Em agosto, a enfermeira Larissa Rodrigues de Oliveira, de 25 anos, recebeu um diagnóstico de refluxo. Ela procurou ajuda médica após medicar-se com antiácido, remédios para a garganta e o estômago, e não melhorar. “Estava sentindo muita queimação, principalmente quando acordava, engasgando. Tomei bastante antiácido, mas não estava resolvendo nada. Era uma queimação que parecia que a garganta estava inflamada, já cheguei a tratar pensando que era inflamação, gastrite.”
Larissa também tem sintomas de azia e acredita que seu problema de saúde está ligado aos hábitos. “No meu caso, tem relação com a alimentação, porque sempre me alimentei mal, nunca fui regrada nem comia nada saudável. Fumo há um ano, mas já diminuí bastante, é mais nos fins de semana.”
Agora, está tentando ter uma nova rotina e também perder peso, outro fator que contribui para reduzir os sintomas do refluxo. “Perdi 24 quilos e ainda quero perder mais oito. Mudei a minha alimentação, comecei a comer mais frutas e estou tentando diminuir as frituras, que era algo que eu comia quatro, cinco vezes por semana.”
Alimentos fritos ou gordurosos e refrigerantes lideram entre os produtos que desencadeiam os sintomas de má digestão. De acordo com Quilici, os hábitos justificam as diferenças regionais, considerando que o Nordeste lidera as queixas. “Sem dúvida, tem o clima. Sabe-se do hábito das pessoas que vivem na região equatorial de comer e descansar para fazer a digestão. Além disso, tem uma comida pesada, condimentada, com alimentos mais secos, como a farinha.”
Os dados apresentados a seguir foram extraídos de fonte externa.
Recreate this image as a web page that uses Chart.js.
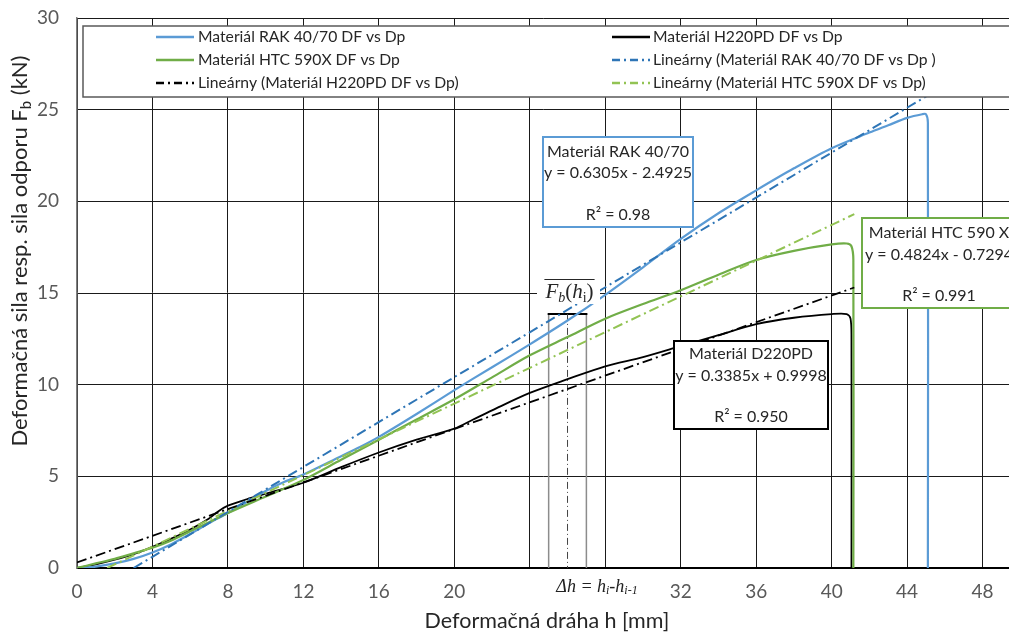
<!DOCTYPE html>
<html><head><meta charset="utf-8">
<script src="https://cdn.jsdelivr.net/npm/chart.js@4.4.1/dist/chart.umd.min.js"></script>
<style>html,body{margin:0;padding:0;background:#fff;overflow:hidden}canvas{display:block}</style>
</head><body><canvas id="c" width="1009" height="634"></canvas>
<script>
// ---- data ----
const rakH = [0,1,2,3,4,5,6,7,8,9,10,11,12,14,15,16,18,20,22,24,26,28,30,32,34,36,38,40,42,43,44,44.8,45.0,45.1,45.1];
const rakF = [0,0.08,0.25,0.5,0.85,1.3,1.85,2.45,3.0,3.6,4.2,4.7,5.1,6.1,6.6,7.15,8.4,9.7,10.95,12.2,13.5,14.9,16.4,17.95,19.35,20.6,21.8,22.9,23.75,24.15,24.55,24.75,24.75,24.3,0];

const h220H = [0,1,2,3,4,5,6,7,7.5,8,9,10,12,14,16,18,20,21,22,24,26,28,30,32,34,36,38,40,40.8,41.0,41.05,41.05];
const h220F = [0,0.2,0.45,0.75,1.15,1.6,2.1,2.7,3.1,3.4,3.75,4.05,4.65,5.5,6.3,7.0,7.6,8.1,8.6,9.55,10.3,11.0,11.5,12.1,12.7,13.3,13.65,13.85,13.85,13.6,12.6,0];

const htcH = [0,1,2,3,4,5,6,7,8,10,12,14,16,18,20,22,24,26,28,30,32,34,36,38,40,40.8,41.05,41.15,41.15];
const htcF = [0,0.25,0.5,0.8,1.1,1.5,2.0,2.5,3.0,3.9,4.8,5.9,7.0,8.1,9.2,10.4,11.6,12.6,13.6,14.4,15.15,16.0,16.8,17.3,17.65,17.7,17.55,16.8,0];

const rakTrendH = [3.0, 45.05];
const rakTrendF = [0, 25.75];
const h220TrendH = [0, 41.2];
const h220TrendF = [0.3, 15.3];
const htcTrendH = [1.6, 41.2];
const htcTrendF = [0, 19.3];

const seriesLabels = [
  'Materiál RAK 40/70 DF vs Dp',
  'Materiál H220PD DF vs Dp',
  'Materiál HTC 590X DF vs Dp',
  'Lineárny (Materiál RAK 40/70 DF vs Dp )',
  'Lineárny (Materiál H220PD DF vs Dp)',
  'Lineárny (Materiál HTC 590X DF vs Dp)'
];

const xTicks = [0,4,8,12,16,20,24,28,32,36,40,44,48];
const xTickLabels = ['0','4','8','12','16','20','','','32','36','40','44','48'];
const yTicks = [0,5,10,15,20,25,30];
const yTickLabels = ['0','5','10','15','20','25','30'];

const rakBoxLines = ['Materiál RAK 40/70','y = 0.6305x - 2.4925','','R² = 0.98'];
const htcBoxLines = ['Materiál HTC 590 X','y = 0.4824x - 0.7294','','R² = 0.991'];
const h220BoxLines = ['Materiál D220PD','y = 0.3385x + 0.9998','','R² = 0.950'];

// Δh construction (data coordinates)
const rectH = [25.0, 27.0];
const rectMidH = 26.0;
const rectTopF = 13.86;

// ---- styling ----
const SANS = 'Lato, "Open Sans", sans-serif';
const SERIF = '"Liberation Serif", "DejaVu Serif", serif';
const C_BLUE = '#5b9bd5', C_BLUE_T = '#2e75b6';
const C_GREEN = '#70ad47', C_GREEN_T = '#92c353';
const C_BLACK = '#000000';
const DASHDOT = [10,4,2,4];

const pts = (xs, ys) => xs.map((v,i)=>({x:v, y:ys[i]}));

const datasets = [
  {label: seriesLabels[0], data: pts(rakH, rakF), borderColor: C_BLUE, borderWidth: 2.2, order: 3, tension: 0.3},
  {label: seriesLabels[1], data: pts(h220H, h220F), borderColor: C_BLACK, borderWidth: 1.8, order: 4, tension: 0.3},
  {label: seriesLabels[2], data: pts(htcH, htcF), borderColor: C_GREEN, borderWidth: 2.2, order: 2, tension: 0.3},
  {label: seriesLabels[3], data: pts(rakTrendH, rakTrendF), borderColor: C_BLUE_T, borderWidth: 2, borderDash: DASHDOT, order: 1},
  {label: seriesLabels[4], data: pts(h220TrendH, h220TrendF), borderColor: C_BLACK, borderWidth: 1.8, borderDash: DASHDOT, order: 1},
  {label: seriesLabels[5], data: pts(htcTrendH, htcTrendF), borderColor: C_GREEN_T, borderWidth: 2, borderDash: DASHDOT, order: 1}
].map(d => Object.assign({showLine: true, pointRadius: 0, fill: false, tension: 0}, d));

function drawBox(ctx, x0, y0, x1, y1, color, lines, ys, cx) {
  ctx.save();
  ctx.fillStyle = '#fff';
  ctx.fillRect(x0, y0, x1 - x0, y1 - y0);
  ctx.strokeStyle = color; ctx.lineWidth = 2; ctx.setLineDash([]);
  ctx.strokeRect(x0, y0, x1 - x0, y1 - y0);
  ctx.fillStyle = '#262626';
  ctx.font = '16px ' + SANS;
  ctx.textAlign = 'center'; ctx.textBaseline = 'middle';
  lines.forEach((t, i) => { if (t) ctx.fillText(t, cx, ys[i]); });
  ctx.restore();
}

function drawRuns(ctx, runs, x, y) {
  let cx = x;
  runs.forEach(r => {
    ctx.font = r[1];
    ctx.fillText(r[0], cx, y + (r[2] || 0));
    cx += ctx.measureText(r[0]).width;
  });
  return cx - x;
}
function measureRuns(ctx, runs) {
  let w = 0;
  runs.forEach(r => { ctx.font = r[1]; w += ctx.measureText(r[0]).width; });
  return w;
}

const decor = {
  id: 'decor',
  beforeDatasetsDraw(chart) {
    const {ctx, scales: {x, y}} = chart;
    ctx.save();
    const yb = y.getPixelForValue(0), yt = y.getPixelForValue(rectTopF);
    const xl = x.getPixelForValue(rectH[0]), xr = x.getPixelForValue(rectH[1]), xm = x.getPixelForValue(rectMidH);
    ctx.strokeStyle = '#8c8c8c'; ctx.lineWidth = 1.5;
    ctx.beginPath(); ctx.moveTo(xl, yb); ctx.lineTo(xl, yt); ctx.moveTo(xr, yb); ctx.lineTo(xr, yt); ctx.stroke();
    ctx.strokeStyle = '#000'; ctx.lineWidth = 2;
    ctx.beginPath(); ctx.moveTo(xl - 1, yt); ctx.lineTo(xr + 1, yt); ctx.stroke();
    ctx.strokeStyle = '#444'; ctx.lineWidth = 1; ctx.setLineDash([7,3,1,3]);
    ctx.beginPath(); ctx.moveTo(xm, yt); ctx.lineTo(xm, yb); ctx.stroke();
    ctx.restore();
  },
  afterDatasetsDraw(chart) {
    const {ctx} = chart;
    // legend
    ctx.save();
    ctx.fillStyle = '#fff';
    ctx.fillRect(83, 26, 1009 - 83 + 5, 71);
    ctx.strokeStyle = '#595959'; ctx.lineWidth = 1.5;
    ctx.strokeRect(83, 26, 1009 - 83 + 5, 71);
    const rowsY = [37, 60, 83];
    const cols = [{x0: 156, x1: 194, tx: 198}, {x0: 612, x1: 650, tx: 653}];
    ctx.font = '15.7px ' + SANS;
    ctx.textBaseline = 'middle'; ctx.textAlign = 'left';
    chart.data.datasets.forEach((ds, i) => {
      const r = Math.floor(i / 2), c = cols[i % 2], yy = rowsY[r];
      ctx.strokeStyle = ds.borderColor; ctx.lineWidth = 2.5;
      ctx.setLineDash(ds.borderDash ? [8,4,2,4] : []);
      ctx.beginPath(); ctx.moveTo(c.x0, yy); ctx.lineTo(c.x1, yy); ctx.stroke();
      ctx.setLineDash([]);
      ctx.fillStyle = '#262626';
      ctx.fillText(ds.label, c.tx, yy);
    });
    ctx.restore();

    // equation boxes
    drawBox(ctx, 543, 137, 693, 227, C_BLUE, rakBoxLines, [152, 173, 194, 215], 618);
    drawBox(ctx, 862, 218, 1016, 308, C_GREEN, htcBoxLines, [233, 255, 276, 296], 939);
    drawBox(ctx, 674, 341, 828, 429, '#000', h220BoxLines, [354, 376, 397, 417], 751);

    // F_b(h_i) label
    ctx.save();
    ctx.fillStyle = '#fff';
    ctx.fillRect(537, 274, 63, 30);
    ctx.fillStyle = '#262626';
    ctx.textBaseline = 'alphabetic'; ctx.textAlign = 'left';
    const fRuns = [
      ['F', 'italic 21px ' + SERIF, 0],
      ['b', 'italic 14px ' + SERIF, 4],
      ['(', '21px ' + SERIF, 0],
      ['h', 'italic 21px ' + SERIF, 0],
      ['i', '14px ' + SERIF, 4],
      [')', '21px ' + SERIF, 0]
    ];
    const fw = measureRuns(ctx, fRuns);
    const fx = 569.5 - fw / 2;
    drawRuns(ctx, fRuns, fx, 298);
    ctx.strokeStyle = '#262626'; ctx.lineWidth = 1;
    ctx.beginPath(); ctx.moveTo(fx - 1, 279.5); ctx.lineTo(fx + fw + 1, 279.5); ctx.stroke();
    ctx.restore();
  },
  afterDraw(chart) {
    const {ctx, scales: {y}} = chart;
    ctx.save();
    // y tick labels
    ctx.fillStyle = '#595959';
    ctx.font = '19px ' + SANS;
    ctx.textAlign = 'right'; ctx.textBaseline = 'middle';
    yTicks.forEach((v, i) => ctx.fillText(yTickLabels[i], 59, y.getPixelForValue(v)));

    ctx.fillStyle = '#262626';
    ctx.textBaseline = 'alphabetic'; ctx.textAlign = 'left';
    // x title
    ctx.font = '21.5px ' + SANS;
    const xt = 'Deformačná dráha h [mm]';
    ctx.fillText(xt, 547 - ctx.measureText(xt).width / 2, 628);
    // y title with subscript
    ctx.translate(27, 251);
    ctx.rotate(-Math.PI / 2);
    const yRuns = [
      ['Deformačná sila resp. sila odporu F', '22px ' + SANS, 0],
      ['b', '15px ' + SANS, 4],
      [' (kN)', '22px ' + SANS, 0]
    ];
    const yw = measureRuns(ctx, yRuns);
    drawRuns(ctx, yRuns, -yw / 2, 0);
    ctx.restore();

    // Δh label
    ctx.save();
    ctx.fillStyle = '#222';
    ctx.textBaseline = 'alphabetic'; ctx.textAlign = 'left';
    const dRuns = [
      ['Δh = h', 'italic 18px ' + SERIF, 0],
      ['i', 'italic 12px ' + SERIF, 2],
      ['-h', 'italic 18px ' + SERIF, 0],
      ['i-1', 'italic 12px ' + SERIF, 2]
    ];
    const dw = measureRuns(ctx, dRuns);
    drawRuns(ctx, dRuns, 597 - dw / 2, 592);
    ctx.restore();
  }
};

new Chart(document.getElementById('c'), {
  type: 'scatter',
  data: {datasets},
  options: {
    responsive: false,
    devicePixelRatio: 1,
    animation: false,
    layout: {padding: {top: 18, right: 0, left: 0, bottom: 0}},
    plugins: {legend: {display: false}, tooltip: {enabled: false}},
    scales: {
      x: {
        type: 'linear', min: 0, max: 49.4,
        afterBuildTicks: s => { s.ticks = xTicks.map(v => ({value: v})); },
        afterFit: s => { s.height = 66; },
        ticks: {
          autoSkip: false, maxRotation: 0, padding: 12,
          color: '#595959', font: {family: SANS, size: 19},
          callback: v => { const i = xTicks.indexOf(v); return i >= 0 ? xTickLabels[i] : ''; }
        },
        grid: {color: '#1a1a1a', lineWidth: 1, drawTicks: false},
        border: {color: '#000', width: 2}
      },
      y: {
        type: 'linear', min: 0, max: 30,
        afterBuildTicks: s => { s.ticks = yTicks.map(v => ({value: v})); },
        afterFit: s => { s.width = 77; },
        ticks: {display: false},
        grid: {color: '#1a1a1a', lineWidth: 1, drawTicks: false},
        border: {color: '#7f7f7f', width: 1.5}
      }
    }
  },
  plugins: [decor]
});
</script>
</body></html>
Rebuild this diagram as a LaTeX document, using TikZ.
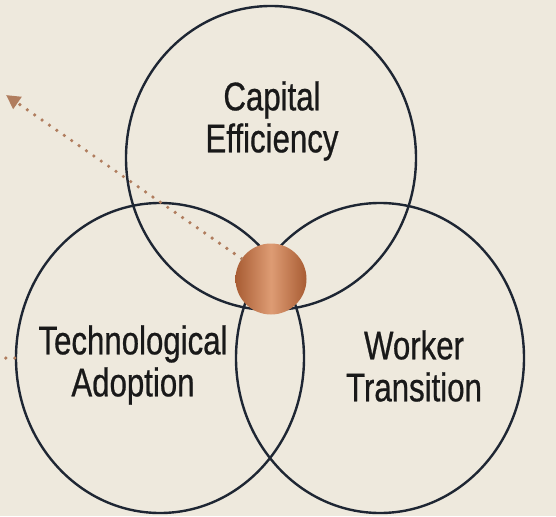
\documentclass[tikz,border=0pt]{standalone}
\usepackage{fontspec}
\setmainfont{Liberation Sans}[FakeStretch=0.78, FakeBold=0.6]
\usetikzlibrary{shapes.geometric}
\usetikzlibrary{arrows.meta}
\definecolor{paper}{HTML}{EEE9DD}
\definecolor{ink}{HTML}{1E2633}
\definecolor{copperdark}{HTML}{A85C33}
\definecolor{copperlight}{HTML}{DE9C74}
\definecolor{trail}{HTML}{B07D5E}
\tikzset{
	ring/.style={ellipse, draw=ink, line width=2.4pt, inner sep=0pt},
	caption/.style={align=center, text=black!90, font=\fontsize{40}{42}\selectfont},
	trailline/.style={trail, line width=3.6pt, line cap=round, dash pattern=on 0pt off 9pt}
}

\begin{document}
\begin{tikzpicture}[x=1pt, y=-1pt]
		\fill [paper] (0,0) rectangle (556,516);
		\useasboundingbox (0,0) rectangle (556,516);
		\node at (271,158) [ring, minimum width=290pt, minimum height=304pt] (capital) {};
		\node at (160,358) [ring, minimum width=288pt, minimum height=310pt] (tech) {};
		\node at (380,358) [ring, minimum width=288pt, minimum height=310pt] (worker) {};
		\node at (272,121) [caption] (capitaltext) {Capital\\Efficiency};
		\node at (133,365) [caption] (techtext) {Technological\\Adoption};
		\node at (414,366) [caption] (workertext) {Worker\\Transition};
		\node at (271,279) [circle, minimum size=71pt, inner sep=0pt, left color=copperdark, right color=copperdark, middle color=copperlight] (core) {}; % the shared centre
		\coordinate (tip) at (6,95);
		\coordinate (offleft) at (0,358);
		\draw [trailline, -{Triangle[length=14pt, width=14pt]}] (core) -- (tip);
		\draw [trailline] (tech.west) -- (offleft);
		\end{tikzpicture}
\end{document}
Ele afirma que, com os dados divididos por região, será possível oferecer um atendimento mais específico aos pacientes. “Essa pesquisa trouxe para a gente base científica. A federação tem uma sociedade em cada Estado. Poderemos fazer um trabalho regionalizado, porque falamos em uma situação econômica diferente e um clima diferente em cada região.”
Tratamento
Uma alteração na voz começou a incomodar o economista e professor aposentado Frederico Mazzucchelli, de 71 anos, há cinco anos. Como sempre usou muito a voz, dando aulas e cantando em uma banda de rock e samba, acreditou que seu problema poderia ser resolvido por um otorrinolaringologista. “Nunca tratei adequadamente. Fazia exames nas cordas vocais e aparecia uma irritação. No último mês, piorou. Fiz quatro exames no otorrino e fui no gastro. Ele falou que isso era consequência do refluxo e tinha de atacar o problema pela raiz.”
Ele conta que não tem os sintomas clássicos, como a sensação de que o conteúdo do estômago está voltando, e nunca imaginou que poderia ter refluxo. “Para mim, é só na voz que tem as manifestações. Mas é chato, desagradável. Tenho ensaiado, mas não tenho cantado. Isso me causa frustração. Espero que melhore, porque achava a minha voz o máximo.”